Question

The electrical conductivity of titanium is approximately 2500 times greater than that of silicon. Titanium has a hexagonal close-packed structure, and silicon has the diamond structure. Explain how the structures relate to the relative electrical conductivities of the elements.

Short answer

The hexagonal close-packed (hcp) structure of titanium allows for free-electron gas, enabling high electrical conductivity. In contrast, the diamond structure of silicon has covalently bonded atoms in a tetrahedral arrangement, making electrons less free to move, resulting in lower electrical conductivity. Thus, titanium's hcp structure leads to a conductivity approximately 2500 times greater than silicon's diamond structure.

Step-by-step solution

1. Hexagonal Close-Packed Crystal Structure

The hexagonal close-packed (hcp) crystal structure is one of the most common and most efficient ways to pack spheres in three-dimensional space, with each sphere being surrounded by 12 other spheres. In an hcp structure, the atoms are arranged in a hexagonal lattice, where each row of atoms is shifted with respect to the previous, which ultimately results in a three-dimensional packing of atoms. This structure is prevalent in many metals, including titanium.

2. Diamond Crystal Structure

The diamond crystal structure is a tetrahedral crystal structure that is found in elements such as silicon, germanium, and carbon in the form of diamond. In this structure, each atom is bonded covalently to four other atoms in a tetrahedral arrangement. These covalent bonds create a strong, rigid structure in which electrons are not free to move throughout the material.

3. Electrical Conductivity

Electrical conductivity is the measure of a material's ability to conduct an electric current. In metals, the conductivity is usually high because they possess a 'free-electron gas' in their crystal structure. In such arrangements, the electrons are available for conduction and can move freely throughout the material. However, in materials like silicon, the electrons are bound in covalent bonds and are thus not free to move about and contribute to the electrical conductivity.

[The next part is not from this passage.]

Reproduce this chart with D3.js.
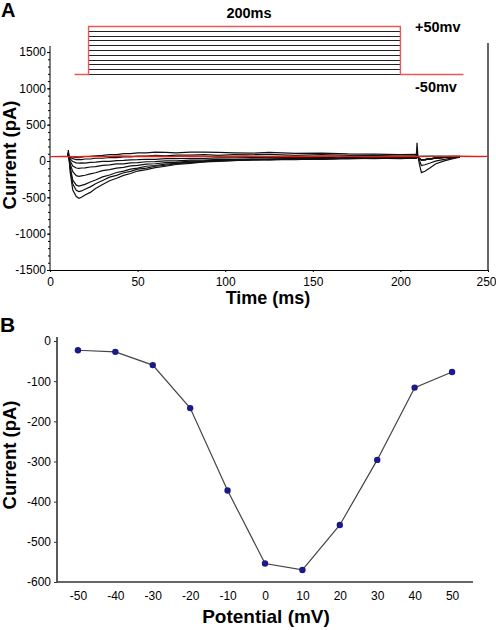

4. Explaining the Relative Electrical Conductivities of Titanium and Silicon

The hcp structure of titanium allows for free-electron gas, resulting in a higher electrical conductivity. In contrast, the diamond structure of silicon consists of covalently bonded atoms in a tetrahedral arrangement. These covalent bonds hold the electrons tightly and do not allow them to move freely, resulting in the lower electrical conductivity of silicon. Therefore, the crystal structures of titanium and silicon are directly related to their electrical conductivities, with the hcp structure of titanium resulting in a conductivity approximately 2500 times greater than that of the diamond structure of silicon.